I debated joining the two of them for breakfast. I could discuss leaving with both of them at once and get it over with, but it was so hard for me to be near either of them at the moment. Together I’d be distracted by the way they were with each other, searching for innuendo and pretending I didn’t notice when I found it. So, instead, I waited until Amber was snoozing on a lounge in the courtyard and slipped by her to Reeve’s office.
The wall to his office was open and his back was to me while he worked at his L-shaped desk. It was tempting to watch him for a minute before I made myself known – the muscles in his neck were tight and his shoulders seemed slumped but he was still so magnificent to look at.
But he always had an uncanny way of sensing my presence, so I only gave myself a few seconds to take him in before I forced myself to stroll in confidently. “When can I go home?” I asked with no other preamble.
His head ticked up abruptly, either surprised by my question or surprised to see me in his office. Both were possible.
I didn’t allow myself to search for any signs of disappointment in his eyes as his gaze met mine. “That’s up to you.” He leaned back in his chair. “I’ll arrange transportation the minute you ask. I’m not keeping you here.”

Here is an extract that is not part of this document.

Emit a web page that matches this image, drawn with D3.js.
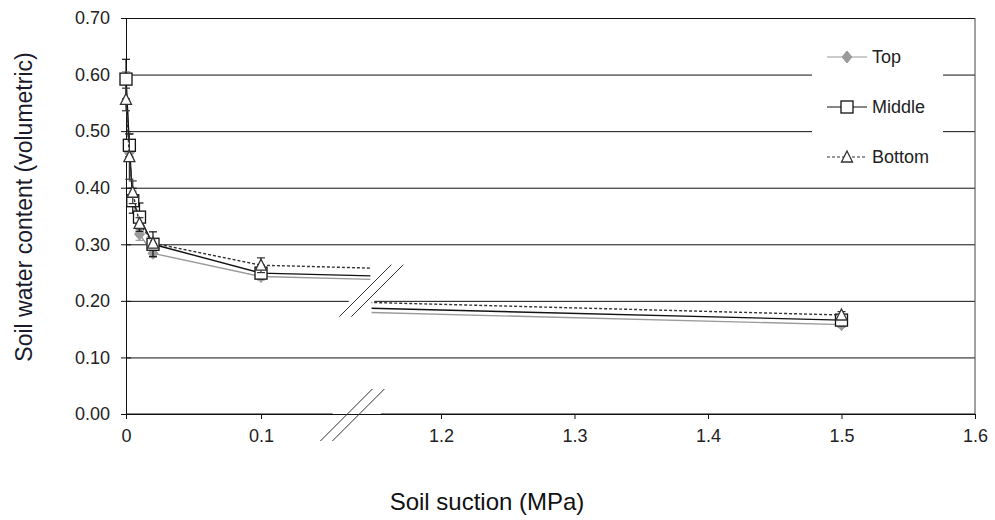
<!DOCTYPE html>
<html>
<head>
<meta charset="utf-8">
<script src="https://cdn.jsdelivr.net/npm/d3@7"></script>
<style>
  body { margin: 0; background: #fff; }
  svg { font-family: "Liberation Sans", Arial, sans-serif; }
  .axis text { font-size: 18px; fill: #222; }
</style>
</head>
<body>
<div id="chart"></div>
<script>
// soil suction (MPa) and water content (volumetric) per depth
const suction = [0, 0.0025, 0.005, 0.01, 0.02, 0.1, 1.5];
const topVals = [0.595, 0.462, 0.382, 0.318, 0.284, 0.243, 0.158];
const topErr = [0.010, 0.010, 0.012, 0.011, 0.006, 0.006, 0.005];
const middleVals = [0.592, 0.475, 0.377, 0.348, 0.300, 0.249, 0.166];
const middleErr = [0.035, 0.020, 0.022, 0.025, 0.022, 0.008, 0.006];
const bottomVals = [0.556, 0.455, 0.392, 0.337, 0.302, 0.263, 0.175];
const bottomErr = [0.020, 0.040, 0.020, 0.010, 0.008, 0.013, 0.006];
const yTicks = [0, 0.1, 0.2, 0.3, 0.4, 0.5, 0.6, 0.7];
const xTicksLeft = [0, 0.1];
const xTicksRight = [1.2, 1.3, 1.4, 1.5, 1.6];
const seriesNames = ['Top', 'Middle', 'Bottom'];

const margin = {top: 18, left: 126};
const width = 849, height = 396;

const svg = d3.select('#chart').append('svg')
  .attr('width', 995).attr('height', 520);
const g = svg.append('g')
  .attr('transform', `translate(${margin.left},${margin.top})`);

const y = d3.scaleLinear().domain([0, 0.7]).range([height, 0]);
// broken x axis: two pieces with the same scale factor
const xLeft = d3.scaleLinear().domain([0, 0.1]).range([0, 135]);
const xRight = d3.scaleLinear().domain([1.2, 1.6]).range([315, width]);
const leftEnd = xLeft(0.181), rightStart = xRight(1.148);
const xOf = v => v < 1 ? xLeft(v) : xRight(v);

// gridlines
g.append('g')
  .call(d3.axisLeft(y).tickValues(yTicks).tickSize(-width).tickFormat(''))
  .call(s => s.select('.domain').remove())
  .selectAll('line').attr('stroke', '#111').attr('stroke-width', 1);

// right border
g.append('line').attr('x1', width).attr('x2', width)
  .attr('y1', 0).attr('y2', height).attr('stroke', '#444');

// y axis
const yAxis = g.append('g').attr('class', 'axis')
  .call(d3.axisLeft(y).tickValues(yTicks).tickSize(5).tickPadding(11)
    .tickFormat(d3.format('.2f')));
yAxis.select('.domain').attr('stroke', '#111');
yAxis.selectAll('.tick line').attr('x2', 5).attr('x1', -5).attr('stroke', '#111');

// legend background covers the gridlines
g.append('rect').attr('x', 686).attr('y', 22).attr('width', 131).attr('height', 140)
  .attr('fill', '#fff');

// cut in the 0.20 gridline and the x axis
const cutTop = xLeft(0.165), cutTopEnd = xRight(1.150);
g.append('rect').attr('x', cutTop).attr('y', y(0.2) - 2)
  .attr('width', cutTopEnd - cutTop).attr('height', 4).attr('fill', '#fff');

// x axis
const axisCut = xLeft(0.153), axisResume = xRight(1.155);
g.append('line').attr('x1', 0).attr('x2', axisCut)
  .attr('y1', height).attr('y2', height).attr('stroke', '#111');
g.append('line').attr('x1', axisResume).attr('x2', width)
  .attr('y1', height).attr('y2', height).attr('stroke', '#111');
[[xLeft, xTicksLeft], [xRight, xTicksRight]].forEach(([sc, ticks]) => {
  g.append('g').attr('class', 'axis')
    .attr('transform', `translate(0,${height})`)
    .call(d3.axisBottom(sc).tickValues(ticks).tickSize(5).tickPadding(10)
      .tickFormat(d3.format('')))
    .call(s => s.select('.domain').remove())
    .selectAll('.tick line').attr('stroke', '#111');
});

// break marks
function slashes(x0, y0) {
  [0, 12].forEach(dx => {
    g.append('line')
      .attr('x1', x0 + dx).attr('y1', y0)
      .attr('x2', x0 + dx + 52).attr('y2', y0 - 52)
      .attr('stroke', '#333').attr('stroke-width', 1);
  });
}
slashes(xLeft(0.158), y(0.172));
slashes(xLeft(0.144), height + 27);

// series
const series = [
  {name: seriesNames[0], vals: topVals, err: topErr, color: '#9a9a9a', dash: null, marker: 'diamond'},
  {name: seriesNames[1], vals: middleVals, err: middleErr, color: '#111', dash: null, marker: 'square'},
  {name: seriesNames[2], vals: bottomVals, err: bottomErr, color: '#333', dash: '3,2', marker: 'triangle'}
];

const defs = svg.append('defs');
defs.append('clipPath').attr('id', 'clipL').append('rect')
  .attr('x', -10).attr('y', -20).attr('width', leftEnd + 10).attr('height', height + 40);
defs.append('clipPath').attr('id', 'clipR').append('rect')
  .attr('x', rightStart).attr('y', -20).attr('width', width - rightStart).attr('height', height + 40);

function drawMarker(sel, type, color) {
  if (type === 'diamond') {
    sel.append('path').attr('d', 'M0,-6L5,0L0,6L-5,0Z').attr('fill', color).attr('stroke', color);
  } else if (type === 'square') {
    sel.append('rect').attr('x', -6).attr('y', -6).attr('width', 12).attr('height', 12)
      .attr('fill', '#fff').attr('stroke', color).attr('stroke-width', 1.3);
  } else {
    sel.append('path').attr('d', 'M0,-6L5.5,5L-5.5,5Z')
      .attr('fill', '#fff').attr('stroke', color).attr('stroke-width', 1.3);
  }
}

series.forEach(s => {
  const pts = suction.map((x, i) => ({x, v: s.vals[i], e: s.err[i]}));
  [[xLeft, 'clipL'], [xRight, 'clipR']].forEach(([sc, clip]) => {
    g.append('path').datum(pts)
      .attr('clip-path', `url(#${clip})`)
      .attr('fill', 'none').attr('stroke', s.color).attr('stroke-width', 1.4)
      .attr('stroke-dasharray', s.dash)
      .attr('d', d3.line().x(d => sc(d.x)).y(d => y(d.v)));
  });
  pts.forEach(d => {
    const cx = xOf(d.x);
    const eb = g.append('g').attr('stroke', s.color).attr('stroke-width', 1.2);
    eb.append('line').attr('x1', cx).attr('x2', cx).attr('y1', y(d.v - d.e)).attr('y2', y(d.v + d.e));
    [d.v - d.e, d.v + d.e].forEach(v => {
      eb.append('line').attr('x1', cx - 4).attr('x2', cx + 4).attr('y1', y(v)).attr('y2', y(v));
    });
  });
  pts.forEach(d => {
    const m = g.append('g').attr('transform', `translate(${xOf(d.x)},${y(d.v)})`);
    drawMarker(m, s.marker, s.color);
  });
});

// legend
const legend = g.append('g').attr('transform', 'translate(701,39)');
series.forEach((s, i) => {
  const row = legend.append('g').attr('transform', `translate(0,${i * 50})`);
  row.append('line').attr('x1', 0).attr('x2', 40)
    .attr('stroke', s.color).attr('stroke-width', 1.2).attr('stroke-dasharray', s.dash);
  drawMarker(row.append('g').attr('transform', 'translate(20,0)'), s.marker, s.color);
  row.append('text').attr('x', 45).attr('y', 6).attr('font-size', 18).attr('fill', '#222')
    .text(s.name);
});

// axis titles
svg.append('text')
  .attr('transform', `translate(32,${margin.top + 189}) rotate(-90)`)
  .attr('text-anchor', 'middle').attr('font-size', 23).attr('fill', '#1a1a2a')
  .text('Soil water content (volumetric)');
svg.append('text')
  .attr('x', 487).attr('y', 510)
  .attr('text-anchor', 'middle').attr('font-size', 24).attr('fill', '#111')
  .text('Soil suction (MPa)');
</script>
</body>
</html>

He was so solemn, so matter-of-fact. So emotionless. There wasn’t even a trace of bitterness as he emphasized the word “keeping.” And he hadn’t argued, which was unexpected. And disappointing.
“So, is it safe for me to leave now?”
“You’ll have to check with Joe to be certain. He and I have talked quite a bit through e-mail. He said he’d found a suitable place for you to move into last week. A gated community. Last he mentioned, he was checking to see when he could get in and test out the security system.”

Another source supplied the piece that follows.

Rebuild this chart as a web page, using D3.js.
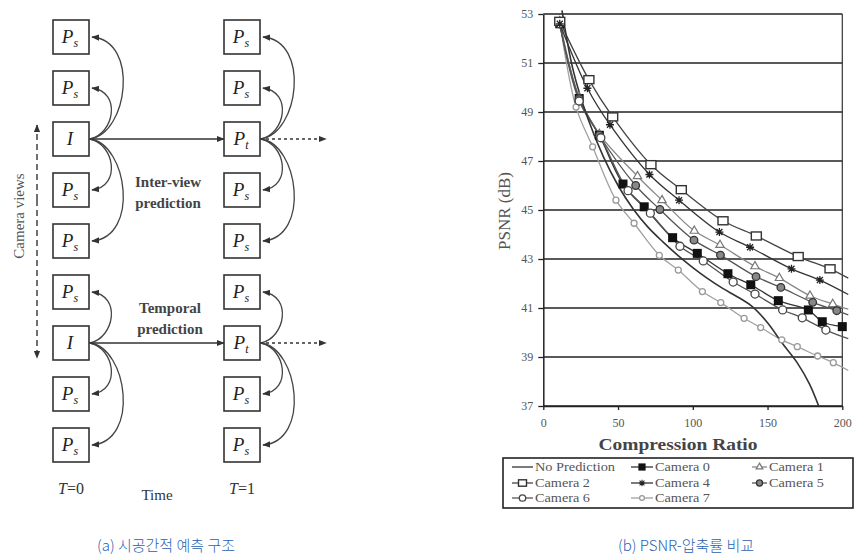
<!DOCTYPE html>
<html>
<head>
<meta charset="utf-8">
<script src="https://cdn.jsdelivr.net/npm/d3@7"></script>
<style>
  body { margin: 0; background: #fff; }
  svg text { font-family: "Liberation Serif", "DejaVu Serif", serif; }
</style>
</head>
<body>
<svg id="fig" width="859" height="556"></svg>
<script>
// ---- left diagram data
var rowsT0 = ['Ps','Ps','I','Ps','Ps','Ps','I','Ps','Ps'];
var rowsT1 = ['Ps','Ps','Pt','Ps','Ps','Ps','Pt','Ps','Ps'];
var timeSteps = ['0', '1'];
// [from row, to row]
var interViewLinks = [[2,0],[2,1],[2,3],[2,4],[6,5],[6,7],[6,8]];
var temporalRows = [2, 6];

// ---- right chart data
var ratioTicks = [0, 50, 100, 150, 200];
var psnrTicks = [37, 39, 41, 43, 45, 47, 49, 51, 53];
var seriesNames = ['No Prediction','Camera 0','Camera 1','Camera 2','Camera 4','Camera 5','Camera 6','Camera 7'];

var noPrediction = [[12.5,53.15],[20,50.7],[30,48.7],[40,47.2],[50,46.0],[60,45.05],[70,44.3],[80,43.7],
  [90,43.15],[100,42.65],[110,42.2],[120,41.8],[130,41.45],[140,41.05],[150,40.4],[160,39.55],
  [170,38.75],[178,37.9],[184.5,36.95]];
var camera0 = [[11,52.6],[24,49.55],[37.5,48.05],[53.3,46.06],[67.5,45.13],[86.5,43.87],[103,43.23],
  [123.5,42.4],[138.8,41.95],[157.2,41.3],[177.3,40.92],[186.6,40.44],[200,40.24]];
var camera1 = [[11,52.7],[24,49.6],[37.5,48.1],[63,46.38],[79.4,45.4],[101,44.15],[118.2,43.57],
  [141.6,42.7],[157.9,42.22],[178.4,41.5],[193.6,41.16]];
var camera2 = [[11,52.7],[30.5,50.32],[46.4,48.8],[72,46.85],[92.3,45.83],[120.2,44.56],[142.5,43.94],
  [170.5,43.1],[191.8,42.6]];
var camera4 = [[11,52.6],[29.5,49.97],[44.6,48.48],[71,46.45],[90.8,45.4],[117.8,44.1],[138.3,43.48],
  [166,42.6],[185,42.14]];
var camera5 = [[11,52.6],[24,49.55],[37.5,48.05],[61.8,46.0],[78,45.02],[100.8,43.77],[118.5,43.16],
  [142.3,42.28],[158.9,41.84],[180.2,41.23],[196.3,40.89]];
var camera6 = [[11,52.6],[24,49.45],[38.5,47.95],[56.7,45.79],[71.6,44.87],[91.4,43.52],[107,42.92],
  [127,42.06],[141.6,41.57],[160.1,40.92],[173.2,40.6],[189,40.1]];
var camera7 = [[11,52.7],[21.9,49.2],[33,47.58],[48.6,45.4],[60.7,44.46],[77.6,43.15],[90.3,42.55],
  [106.4,41.67],[118.7,41.22],[134.3,40.58],[145.4,40.2],[159.5,39.7],[169.9,39.42],[183.5,39.04],[194,38.77]];
// where each trend line runs out past its last marker
var lineEnds = {'Camera 1':[204,40.95],'Camera 2':[204,42.22],'Camera 4':[204,41.55],
  'Camera 5':[204,40.72],'Camera 6':[204,39.75],'Camera 7':[204,38.45]};

var svg = d3.select('#fig');

var defs = svg.append('defs');
defs.append('marker').attr('id','arrow').attr('viewBox','0 0 10 10')
  .attr('refX', 9).attr('refY', 5).attr('markerWidth', 8).attr('markerHeight', 8)
  .attr('markerUnits','userSpaceOnUse').attr('orient','auto')
  .append('path').attr('d','M0,1 L10,5 L0,9 Z').attr('fill','#333');
defs.append('clipPath').attr('id','plotclip').append('rect')
  .attr('x', 543).attr('y', 8).attr('width', 308).attr('height', 398);

// =================== (a) diagram
var rowY = d3.scalePoint().domain(d3.range(rowsT0.length)).range([37, 445]);
var colX = d3.scalePoint().domain(timeSteps).range([71, 242]);
var bw = 36, bh = 34;

var diag = svg.append('g').attr('class','diagram');

function boxLabel(g, x, y, kind) {
  var t = g.append('text').attr('x', x).attr('y', y + 6).attr('text-anchor','middle')
    .attr('fill','#222').style('font-size','19px').style('font-style','italic');
  if (kind === 'I') {
    t.text('I');
  } else {
    t.append('tspan').text('P');
    t.append('tspan').attr('dy', 4).style('font-size','12px').text(kind === 'Ps' ? 's' : 't');
  }
}

[rowsT0, rowsT1].forEach(function(rows, ci) {
  var cx = colX(timeSteps[ci]);
  rows.forEach(function(kind, ri) {
    var cy = rowY(ri);
    diag.append('rect').attr('x', cx - bw/2).attr('y', cy - bh/2).attr('width', bw).attr('height', bh)
      .attr('fill','#fff').attr('stroke','#333').attr('stroke-width', 1.6);
    boxLabel(diag, cx - 1, cy, kind);
  });
  // inter-view arcs
  interViewLinks.forEach(function(l) {
    var y0 = rowY(l[0]), y1 = rowY(l[1]);
    var x0 = cx + bw/2 + 1, x1 = cx + bw/2 + 3;
    var k = Math.abs(l[0] - l[1]) > 1 ? 50 : 32;
    var dir = y1 < y0 ? -1 : 1;
    var p = d3.path();
    p.moveTo(x0, y0);
    p.bezierCurveTo(x0 + k * 0.75, y0 + dir * 5, x0 + k * 1.0, y1 - dir * 4, x1, y1);
    diag.append('path').attr('d', p.toString()).attr('fill','none')
      .attr('stroke','#444').attr('stroke-width', 1.3).attr('marker-end','url(#arrow)');
  });
});

// temporal arrows
temporalRows.forEach(function(r) {
  var y = rowY(r);
  diag.append('line').attr('x1', colX('0') + bw/2).attr('x2', colX('1') - bw/2).attr('y1', y).attr('y2', y)
    .attr('stroke','#333').attr('stroke-width', 1.6).attr('marker-end','url(#arrow)');
  diag.append('line').attr('x1', colX('1') + bw/2).attr('x2', 326).attr('y1', y).attr('y2', y)
    .attr('stroke','#333').attr('stroke-width', 1.4).attr('stroke-dasharray','3,3')
    .attr('marker-end','url(#arrow)');
});

// camera views axis
diag.append('line').attr('x1', 37).attr('x2', 37).attr('y1', 200).attr('y2', 125)
  .attr('stroke','#333').attr('stroke-width', 1.4).attr('stroke-dasharray','6,4').attr('marker-end','url(#arrow)');
diag.append('line').attr('x1', 37).attr('x2', 37).attr('y1', 200).attr('y2', 358)
  .attr('stroke','#333').attr('stroke-width', 1.4).attr('stroke-dasharray','6,4').attr('marker-end','url(#arrow)');
diag.append('text').attr('transform','translate(24,216) rotate(-90)').attr('text-anchor','middle')
  .attr('fill','#555').style('font-size','15px').text('Camera views');

diag.append('text').attr('x', 168).attr('y', 187).attr('text-anchor','middle').attr('fill','#444')
  .style('font-size','15px').style('font-weight','bold').text('Inter-view');
diag.append('text').attr('x', 168).attr('y', 208).attr('text-anchor','middle').attr('fill','#444')
  .style('font-size','15px').style('font-weight','bold').text('prediction');
diag.append('text').attr('x', 170).attr('y', 313).attr('text-anchor','middle').attr('fill','#444')
  .style('font-size','15px').style('font-weight','bold').text('Temporal');
diag.append('text').attr('x', 170).attr('y', 334).attr('text-anchor','middle').attr('fill','#444')
  .style('font-size','15px').style('font-weight','bold').text('prediction');

timeSteps.forEach(function(t) {
  var tt = diag.append('text').attr('x', colX(t)).attr('y', 494).attr('text-anchor','middle')
    .attr('fill','#333').style('font-size','16px');
  tt.append('tspan').style('font-style','italic').text('T');
  tt.append('tspan').text('=' + t);
});
diag.append('text').attr('x', 157).attr('y', 500).attr('text-anchor','middle').attr('fill','#333')
  .style('font-size','15px').text('Time');

// =================== (b) chart
var x = d3.scaleLinear().domain([0, 200]).range([543.3, 842.3]);
var y = d3.scaleLinear().domain([37, 53]).range([406, 14]);

var chart = svg.append('g').attr('class','chart');

chart.selectAll('line.grid').data(psnrTicks).enter().append('line').attr('class','grid')
  .attr('x1', x(0)).attr('x2', x(200)).attr('y1', function(d){ return y(d); }).attr('y2', function(d){ return y(d); })
  .attr('stroke','#222').attr('stroke-width', 1.4);
chart.append('line').attr('x1', x(200)).attr('x2', x(200)).attr('y1', y(53)).attr('y2', y(37))
  .attr('stroke','#333').attr('stroke-width', 1.2);

var yAxis = chart.append('g').attr('transform','translate(' + x(0) + ',0)')
  .call(d3.axisLeft(y).tickValues(psnrTicks).tickSize(5).tickSizeOuter(0));
var xAxis = chart.append('g').attr('transform','translate(0,' + y(37) + ')')
  .call(d3.axisBottom(x).tickValues(ratioTicks).tickSize(4).tickSizeOuter(0));
[yAxis, xAxis].forEach(function(a) {
  a.select('.domain').attr('stroke','#222').attr('stroke-width', 1.5);
  a.selectAll('.tick line').attr('stroke','#222').attr('stroke-width', 1.3);
  a.selectAll('.tick text').attr('fill','#555').style('font-family','"Liberation Serif", serif').style('font-size','12px');
});
yAxis.selectAll('.tick text').attr('x', -10);
xAxis.selectAll('.tick text').attr('y', 12);

chart.append('text').attr('transform','translate(510,211) rotate(-90)').attr('text-anchor','middle')
  .attr('fill','#555').style('font-size','17px').text('PSNR (dB)');
chart.append('text').attr('x', 678).attr('y', 450).attr('text-anchor','middle').attr('fill','#444')
  .attr('textLength', 159).attr('lengthAdjust','spacingAndGlyphs')
  .style('font-size','17px').style('font-weight','bold').text('Compression Ratio');

var seriesData = [noPrediction, camera0, camera1, camera2, camera4, camera5, camera6, camera7];
var seriesStyle = {
  'No Prediction': {color:'#333', marker:null, w:1.6},
  'Camera 0': {color:'#333', marker:'squareFilled', w:1.3},
  'Camera 1': {color:'#888', marker:'triangle', w:1.3},
  'Camera 2': {color:'#444', marker:'squareOpen', w:1.3},
  'Camera 4': {color:'#333', marker:'asterisk', w:1.3},
  'Camera 5': {color:'#555', marker:'circleGray', w:1.3},
  'Camera 6': {color:'#555', marker:'circleOpen', w:1.3},
  'Camera 7': {color:'#a0a0a0', marker:'circleSmall', w:1.3}
};

function drawMarker(g, type, px, py, s) {
  s = s || 1;
  if (type === 'squareFilled') {
    g.append('rect').attr('x', px - 4.5*s).attr('y', py - 4.5*s).attr('width', 9*s).attr('height', 9*s).attr('fill','#111');
  } else if (type === 'squareOpen') {
    g.append('rect').attr('x', px - 5*s).attr('y', py - 4*s).attr('width', 10*s).attr('height', 8*s)
      .attr('fill','#fff').attr('stroke','#333').attr('stroke-width', 1.4);
  } else if (type === 'triangle') {
    g.append('path').attr('d', d3.symbol(d3.symbolTriangle, 30*s*s)()).attr('transform','translate(' + px + ',' + py + ')')
      .attr('fill','#fff').attr('stroke','#777').attr('stroke-width', 1.2);
  } else if (type === 'asterisk') {
    g.append('path').attr('d','M-4,0H4M-3,-3L3,3M-3,3L3,-3M0,-4V4').attr('transform','translate(' + px + ',' + py + ') scale(' + s + ')')
      .attr('stroke','#222').attr('stroke-width', 1.3);
  } else if (type === 'circleGray') {
    g.append('circle').attr('cx', px).attr('cy', py).attr('r', 3.8*s).attr('fill','#888').attr('stroke','#333').attr('stroke-width', 1.3);
  } else if (type === 'circleOpen') {
    g.append('circle').attr('cx', px).attr('cy', py).attr('r', 4*s).attr('fill','#fff').attr('stroke','#444').attr('stroke-width', 1.3);
  } else if (type === 'circleSmall') {
    g.append('circle').attr('cx', px).attr('cy', py).attr('r', 3*s).attr('fill','#fff').attr('stroke','#999').attr('stroke-width', 1.3);
  }
}

var line = d3.line().x(function(d){ return x(d[0]); }).y(function(d){ return y(d[1]); }).curve(d3.curveCatmullRom.alpha(0.5));
var plot = chart.append('g').attr('clip-path','url(#plotclip)');
var order = [7, 1, 2, 5, 6, 3, 4, 0];
order.forEach(function(i) {
  var name = seriesNames[i], st = seriesStyle[name];
  var pts = seriesData[i].slice();
  if (lineEnds[name]) pts.push(lineEnds[name]);
  plot.append('path').attr('d', line(pts)).attr('fill','none').attr('stroke', st.color).attr('stroke-width', st.w);
});
order.forEach(function(i) {
  var name = seriesNames[i], st = seriesStyle[name];
  if (!st.marker) return;
  seriesData[i].forEach(function(d) { drawMarker(plot, st.marker, x(d[0]), y(d[1])); });
});

// legend
var legend = chart.append('g');
legend.append('rect').attr('x', 503).attr('y', 458).attr('width', 350).attr('height', 50)
  .attr('fill','#fff').attr('stroke','#222').attr('stroke-width', 1.6);
var legCols = [[512, 533], [631, 653], [752, 767]];
var legRows = [467, 483, 498];
seriesNames.forEach(function(name, i) {
  var col = legCols[i % 3], ry = legRows[Math.floor(i / 3)], st = seriesStyle[name];
  legend.append('line').attr('x1', col[0]).attr('x2', col[1]).attr('y1', ry).attr('y2', ry)
    .attr('stroke', st.color).attr('stroke-width', 1.3);
  if (st.marker) drawMarker(legend, st.marker, (col[0] + col[1]) / 2, ry, 0.8);
  legend.append('text').attr('x', col[1] + 2).attr('y', ry + 4).attr('fill','#555')
    .attr('textLength', name === 'No Prediction' ? 80 : 55).attr('lengthAdjust','spacingAndGlyphs')
    .style('font-size','13px').text(name);
});

// captions
svg.append('text').attr('x', 166).attr('y', 551).attr('text-anchor','middle').attr('fill','#2a5fb0')
  .style('font-family','"Noto Sans CJK KR", sans-serif').style('font-size','15px').style('font-weight','300')
  .text('(a) 시공간적 예측 구조');
svg.append('text').attr('x', 686).attr('y', 551).attr('text-anchor','middle').attr('fill','#2a5fb0')
  .style('font-family','"Noto Sans CJK KR", sans-serif').style('font-size','15px').style('font-weight','300')
  .text('(b) PSNR-압축률 비교');
</script>
</body>
</html>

“I suppose I don’t have any say in this, do I?” I’d wanted to be stoic like he was but failed. I was too irritated. I just didn’t know if it bothered me more that Reeve had been talking to Joe or that Joe had been talking to Reeve. I’d assumed the latter would leave me out of my own life planning, but not Joe. Yet it was Reeve’s lack of disclosure that hurt me more than Joe’s.
“Of course you get a say. I figured you and he were in contact. I apologize for assuming.” Reeve hit a few buttons on his keyboard and I tried to remember a time that I’d heard him say he was sorry. Though he’d shown regret in his actions, I couldn’t think of any time he’d actually given an apology. Somehow hearing it now made the distance between us widen, even as he swiveled his laptop toward the side and beckoned me to come around his desk to look at the screen. “This is it.”
I bent to click through the images, seven different shots of a one-bedroom apartment. It was nice, actually. Similar to the location and style of the place I lived in now. I clicked Escape and was taken to Joe’s e-mail. It was short and concise, and said pretty much exactly what Reeve had just told me. It also listed the rental price, which was reasonable.
I glanced at the address line of the message. “He copied me at my other e-mail address.” He’d sent it to the account I’d set up strictly for corresponding with him. “I guess I haven’t been checking that one.” I cleared my throat as I straightened. “I’m sorry for overreacting.”
“I didn’t think you were overreacting at all,” he said sincerely.
The last time I’d spent any time with him, after he’d left me on the ledge both literally and figuratively, he’d barely been able to look at me. Now his eyes sought mine out at every opportunity. I wanted to believe the change meant he missed me. That he couldn’t stand to keep from staring into me for long, the same way that I couldn’t stop from staring into him.
It made me want to say things I hadn’t come to say. Made me want to apologize for more than overreacting. Made me want to ask him to do the things to me that he’d said he wouldn’t do unless I did.
All of which was counterproductive. I shook his gaze away. “What about Michelis? What’s going on with him?”
“Actually, he sent something just this morning.” He closed Joe’s e-mail and clicked on the top line in his inbox. The message opened and Reeve gestured toward the screen for me to read.
I peeked at it somewhat thrilled he’d chosen to share it with me. Until I realized it had been written in Greek. “I can’t read it. What does it say?”
“Oh. Right.” He chuckled at himself as he tilted the screen where we could both see it. “Basically, I have not done these things of which you accuse me. I have alibis for all events. One alibi even your own beautiful Emily.”
Your own beautiful Emily.
I snuck a peek at him after he said my name, wondering how he felt when he called me his, if it felt anything like how I felt when I heard it.
He swallowed, suggesting that it at least made him feel something. But that something could have been irritation, because then he launched into a rant about what he’d read so far. “It’s ridiculous. Alibis prove nothing, and he knows that. He never does his own dirty work. Blakely’s toxicology report is going to say overdose, we’re sure of that, but Joe’s been investigating and he’s found one of Michelis’s men spotted on the set’s surveillance camera. There’s no way that’s a coincidence.”
“Then they’ll be able to press charges against someone?”
“Doubtful. There’s not any evidence pointing to foul play. And even if we could prove that it was murder, someone else would take the fall for Michelis. There are people who would be heavily rewarded for that kind of sacrifice.”